Identify every line in the records below that contains the word "diagram", and reproduce each one.

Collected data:
━━━━━━━━━━
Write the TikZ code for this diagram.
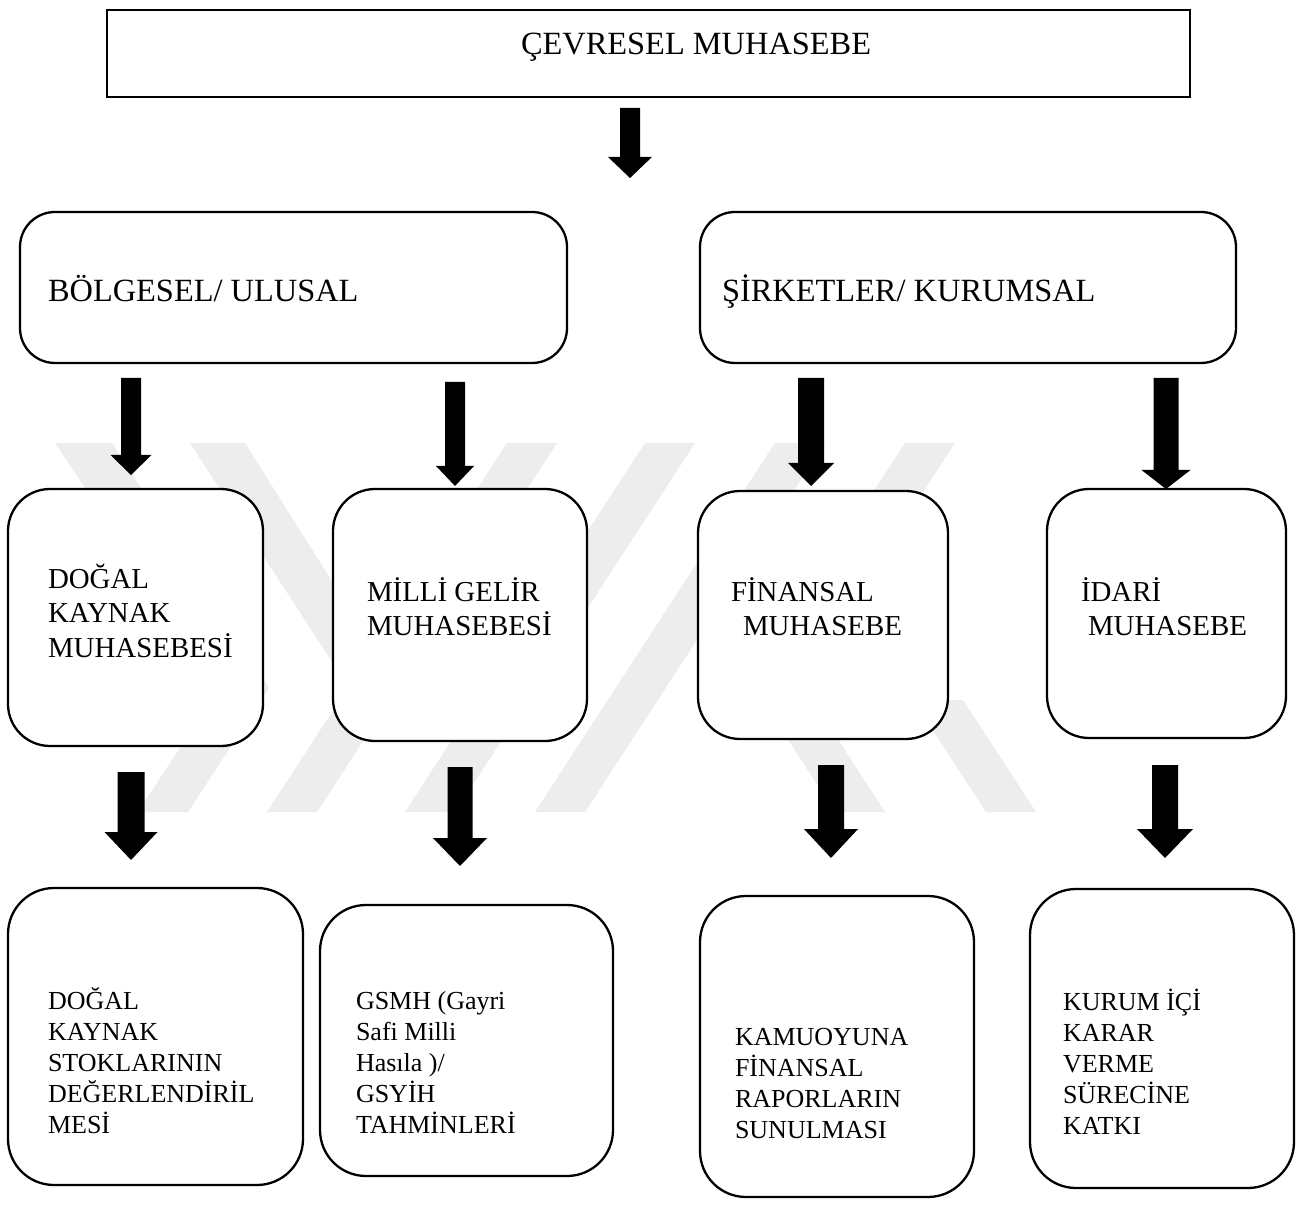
\documentclass[tikz,border=0pt]{standalone}
\usepackage{fontspec}
\setmainfont{Liberation Serif}
\usetikzlibrary{calc}
\newcommand\fa{\fontsize{32.4pt}{38pt}\selectfont}
\newcommand\fb{\fontsize{28.9pt}{34.5pt}\selectfont}
\newcommand\fc{\fontsize{26pt}{31pt}\selectfont}
\newcommand\stack[1]{\vtop{\lineskiplimit=-\maxdimen\hbox\bgroup#1\egroup}}
\newcommand\nl{\egroup\hbox\bgroup}
\newcommand\blkarrow[5]{\fill let \p1=(#1), \p2=(#2) in
  (\x1-#3,\y1) -- (\x1+#3,\y1) -- (\x1+#3,\y2+#5) -- (\x1+#4,\y2+#5) --
  (\x1,\y2) -- (\x1-#4,\y2+#5) -- (\x1-#3,\y2+#5) -- cycle;}
\tikzset{
  wm/.style={fill=black!7},
  sqbox/.style={draw, line width=2.3pt, fill=white, anchor=north west, inner sep=0, outer sep=0},
  rbox/.style={sqbox, rounded corners=#1},
  txt/.style={anchor=base west, inner sep=0, outer sep=0, text=black},
}
\begin{document}
\begin{tikzpicture}[x=1pt,y=-1pt]
\useasboundingbox (0,0) rectangle (1310,1214);
\fill[white] (0,0) rectangle (1310,1214);
% faint watermark
\fill[wm] (55,443) -- (112,443) -- (269,688) -- (188,812) -- (138,812) -- (219,688) -- cycle;
\fill[wm] (190,443) -- (245,443) -- (399,688) -- (349,688) -- cycle;
\fill[wm] (507,443) -- (557,443) -- (317,812) -- (267,812) -- cycle;
\fill[wm] (645,443) -- (695,443) -- (455,812) -- (405,812) -- cycle;
\fill[wm] (775,443) -- (825,443) -- (585,812) -- (535,812) -- cycle;
\fill[wm] (905,443) -- (955,443) -- (800,681) -- (885,812) -- (835,812) -- (750,681) -- cycle;
\fill[wm] (913,700) -- (963,700) -- (1036,812) -- (986,812) -- cycle;
% boxes
\node[sqbox, minimum width=1083pt, minimum height=87pt] (top) at (107,10) {};
\node[rbox=35pt, minimum width=547pt, minimum height=151pt] (reg) at (20,212) {};
\node[rbox=35pt, minimum width=536pt, minimum height=151pt] (corp) at (700,212) {};
\node[rbox=42pt, minimum width=255pt, minimum height=257pt] (nat) at (8,489) {};
\node[rbox=42pt, minimum width=254pt, minimum height=252pt] (inc) at (333,489) {};
\node[rbox=42pt, minimum width=250pt, minimum height=248pt] (fin) at (698,491) {};
\node[rbox=42pt, minimum width=239pt, minimum height=249pt] (adm) at (1047,489) {};
\node[rbox=46pt, minimum width=295pt, minimum height=297pt] (stk) at (8,888) {};
\node[rbox=46pt, minimum width=293pt, minimum height=271pt] (gdp) at (320,905) {};
\node[rbox=46pt, minimum width=274pt, minimum height=301pt] (rep) at (700,896) {};
\node[rbox=46pt, minimum width=264pt, minimum height=299pt] (dec) at (1030,889) {};
% texts
\node[txt, font=\fa] (ttop) at (521,55) {ÇEVRESEL MUHASEBE};
\node[txt, font=\fa] (treg) at (48,302) {BÖLGESEL/ ULUSAL};
\node[txt, font=\fa] (tcorp) at (722,302) {ŞİRKETLER/ KURUMSAL};
\node[txt, font=\fb] (tnat) at (48,588) {\stack{DOĞAL\nl KAYNAK\nl MUHASEBESİ}};
\node[txt, font=\fb] (tinc) at (367,601) {\stack{MİLLİ GELİR\nl MUHASEBESİ}};
\node[txt, font=\fb] (tfin) at (731,601) {\stack{FİNANSAL\nl\hskip12pt MUHASEBE}};
\node[txt, font=\fb] (tadm) at (1081,601) {\stack{İDARİ\nl\hskip7pt MUHASEBE}};
\node[txt, font=\fc] (tstk) at (48,1009) {\stack{DOĞAL\nl KAYNAK\nl STOKLARININ\nl DEĞERLENDİRİL\nl MESİ}};
\node[txt, font=\fc] (tgdp) at (356,1009) {\stack{GSMH (Gayri\nl Safi Milli\nl Hasıla )/\nl GSYİH\nl TAHMİNLERİ}};
\node[txt, font=\fc] (trep) at (735,1045) {\stack{KAMUOYUNA\nl FİNANSAL\nl RAPORLARIN\nl SUNULMASI}};
\node[txt, font=\fc] (tdec) at (1063,1010) {\stack{KURUM İÇİ\nl KARAR\nl VERME\nl SÜRECİNE\nl KATKI}};
% arrow ends
\coordinate (a0s) at (630,108); \coordinate (a0e) at (630,178);
\coordinate (a1s) at (131,378); \coordinate (a1e) at (131,475);
\coordinate (a2s) at (455,382); \coordinate (a2e) at (455,486);
\coordinate (a3s) at (811,378); \coordinate (a3e) at (811,486);
\coordinate (a4s) at (1166,378); \coordinate (a4e) at (1166,489);
\coordinate (a5s) at (131,772); \coordinate (a5e) at (131,860);
\coordinate (a6s) at (460,767); \coordinate (a6e) at (460,866);
\coordinate (a7s) at (831,765); \coordinate (a7e) at (831,858);
\coordinate (a8s) at (1165,765); \coordinate (a8e) at (1165,858);
\blkarrow{a0s}{a0e}{10pt}{22pt}{21pt}
\blkarrow{a1s}{a1e}{10pt}{20.5pt}{20pt}
\blkarrow{a2s}{a2e}{10pt}{19pt}{20pt}
\blkarrow{a3s}{a3e}{13pt}{23pt}{23pt}
\blkarrow{a4s}{a4e}{12.5pt}{24.5pt}{19pt}
\blkarrow{a5s}{a5e}{13.5pt}{26.5pt}{28pt}
\blkarrow{a6s}{a6e}{12.5pt}{27pt}{28pt}
\blkarrow{a7s}{a7e}{13pt}{27pt}{29pt}
\blkarrow{a8s}{a8e}{13pt}{28pt}{29pt}
\end{tikzpicture}
\end{document}
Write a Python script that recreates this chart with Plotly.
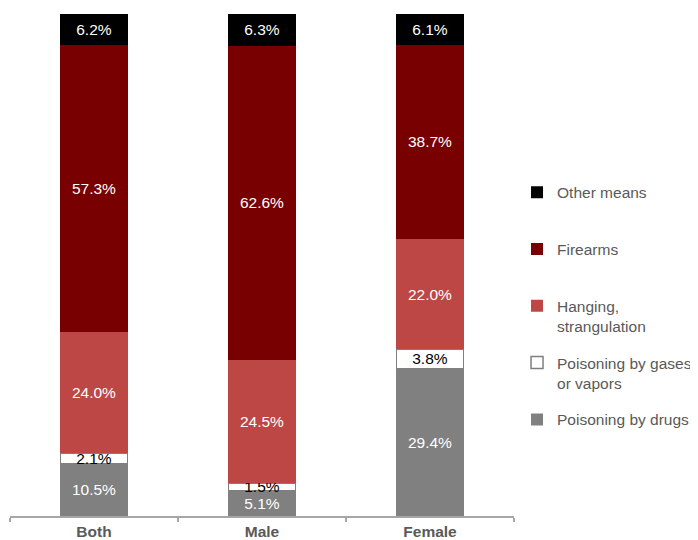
import plotly.graph_objects as go

categories = ["Both", "Male", "Female"]
series_names = ["Poisoning by drugs", "Poisoning by gases<br>or vapors", "Hanging,<br>strangulation", "Firearms", "Other means"]
drugs = [10.5, 5.1, 29.4]
gases = [2.1, 1.5, 3.8]
hanging = [24.0, 24.5, 22.0]
firearms = [57.3, 62.6, 38.7]
other = [6.2, 6.3, 6.1]
series_values = [drugs, gases, hanging, firearms, other]

colors = ["#808080", "#FFFFFF", "#BC4744", "#780000", "#000000"]
line_colors = ["#808080", "#7F7F7F", "#BC4744", "#780000", "#000000"]
line_widths = [0, 1.5, 0, 0, 0]
text_colors = ["#FFFFFF", "#000000", "#FFFFFF", "#FFFFFF", "#FFFFFF"]

FONT = "Liberation Sans, Arial, sans-serif"

fig = go.Figure()
n = len(series_names)
for i, (name, vals) in enumerate(zip(series_names, series_values)):
    label = name if "<br>" in name else name + "<br>&nbsp;"
    fig.add_trace(go.Bar(
        x=categories, y=vals, name=label, legendgroup=str(i),
        legendrank=n - i,
        marker=dict(color=colors[i], line=dict(color=line_colors[i], width=line_widths[i])),
        texttemplate="%{y:.1f}%", textposition="inside", insidetextanchor="middle",
        textangle=0, constraintext="none",
        textfont=dict(family=FONT, size=15.5, color=text_colors[i]),
        hoverinfo="skip",
    ))

# page body has an 8px margin, so the figure is sized/offset to compensate
fig.update_layout(
    width=690, height=532,
    barmode="stack", bargap=0.6,
    margin=dict(l=2, r=184, t=6, b=24, autoexpand=False),
    plot_bgcolor="white", paper_bgcolor="white",
    font=dict(family=FONT, size=15.5, color="#595959"),
    uniformtext=dict(minsize=15.5, mode="show"),
    showlegend=True,
    legend=dict(
        x=1.006, xanchor="left", y=0.678, yanchor="top",
        traceorder="grouped", tracegroupgap=13.5,
        valign="top", font=dict(family=FONT, size=15.5, color="#595959"),
        bgcolor="rgba(0,0,0,0)", borderwidth=0,
    ),
    xaxis=dict(
        type="category", showline=True, linecolor="#A6A6A6", linewidth=1.5,
        ticks="outside", ticklen=4, tickcolor="#A6A6A6", tickwidth=1.5,
        tickson="boundaries", showgrid=False, automargin=False,
        ticklabelstandoff=1,
        tickfont=dict(family=FONT, size=15.5, color="#595959", weight="bold"),
    ),
    yaxis=dict(range=[0, 100], visible=False, showgrid=False, zeroline=False, automargin=False),
)

fig.write_html("out.html")
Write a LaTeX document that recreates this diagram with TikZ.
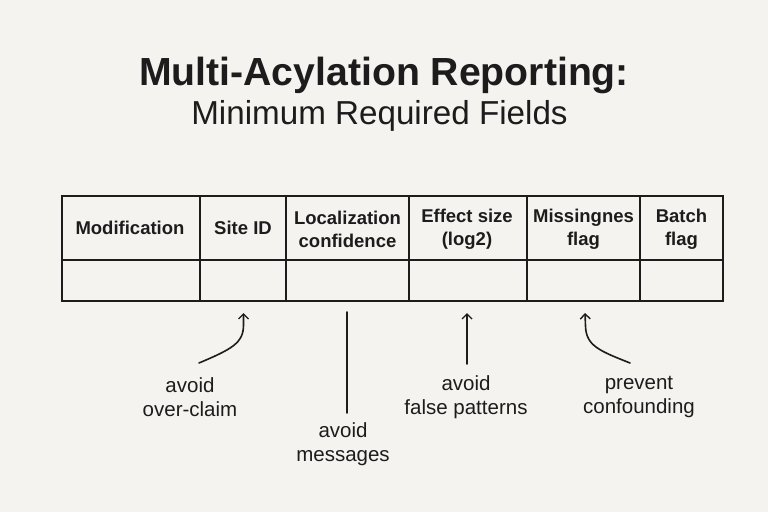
\documentclass[tikz,border=0pt]{standalone}
\usepackage{fontspec}
\setmainfont{Liberation Sans}
\usetikzlibrary{arrows.meta}
\definecolor{bg}{HTML}{F5F3EF}
\definecolor{ink}{HTML}{1C1C1C}
\begin{document}
\begin{tikzpicture}[x=1pt,y=-1pt,
  hdr/.style={font=\bfseries\fontsize{18.5}{22.5}\selectfont, text=ink, align=center, inner sep=0pt},
  lbl/.style={font=\fontsize{20.5}{24.5}\selectfont, text=ink, align=center, inner sep=0pt},
  grid/.style={draw=ink, line width=1.6pt},
  conn/.style={draw=ink, line width=1.6pt, line cap=round},
  tip/.style={-{Straight Barb[length=5pt,width=10pt,line width=1.4pt]}}]
\useasboundingbox[fill=bg] (0,0) rectangle (768,512);
% title
\node[font=\bfseries\fontsize{39.2}{44}\selectfont, text=ink, inner sep=0pt] (title) at (384,75) {Multi-Acylation Reporting:};
\node[font=\fontsize{33.2}{38}\selectfont, text=ink, inner sep=0pt] (subtitle) at (379.5,116) {Minimum Required Fields};
% table
\draw[grid] (62,196) rectangle (723,301);
\draw[grid] (62,260) -- (723,260);
\foreach \x in {200,286,409,527,640} \draw[grid] (\x,196) -- (\x,301);
% header texts
\node[hdr] (h1) at (130,228) {Modification};
\node[hdr] (h2) at (243,228) {Site ID};
\node[hdr] (h3) at (347.5,229.5) {Localization\\confidence};
\node[hdr] (h4) at (467,229.5) {Effect size\\(log2)};
\node[hdr] (h5) at (583.5,229.5) {Missingnes\\flag};
\node[hdr] (h6) at (681.5,229.5) {Batch\\flag};
% labels
\node[lbl] (l1) at (190,397) {avoid\\over-claim};
\node[lbl] (l2) at (343,444) {avoid\\messages};
\node[lbl] (l3) at (466,397) {avoid\\false patterns};
\node[lbl] (l4) at (639,397) {prevent\\confounding};
% connector coordinates
\coordinate (t2) at (243.5,313);
\coordinate (s2) at (199,363);
\coordinate (t3a) at (347,312);
\coordinate (t3b) at (347,413);
\coordinate (t4) at (467,313);
\coordinate (s4) at (467,364);
\coordinate (t5) at (585,313);
\coordinate (s5) at (630,363);
% connectors
\draw[conn,tip] (s2) .. controls (232,349) and (243.5,343) .. (243.5,325) -- (t2);
\draw[conn] (t3a) -- (t3b);
\draw[conn,tip] (s4) -- (t4);
\draw[conn,tip] (s5) .. controls (600,351) and (586,346) .. (585.5,326) -- (t5);
\end{tikzpicture}
\end{document}
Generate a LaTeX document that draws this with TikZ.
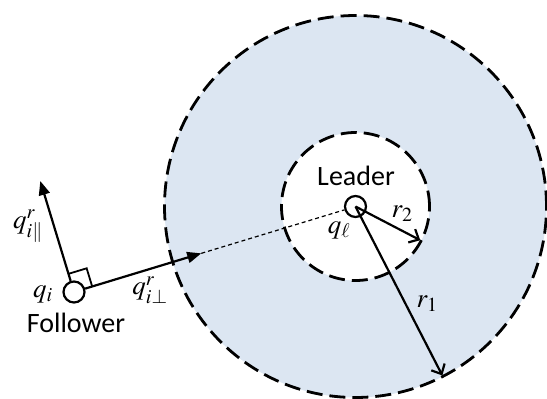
━━━━━━━━━━
### Worked answer
Write the TikZ code for this diagram.
Write a LaTeX document that recreates this diagram with TikZ.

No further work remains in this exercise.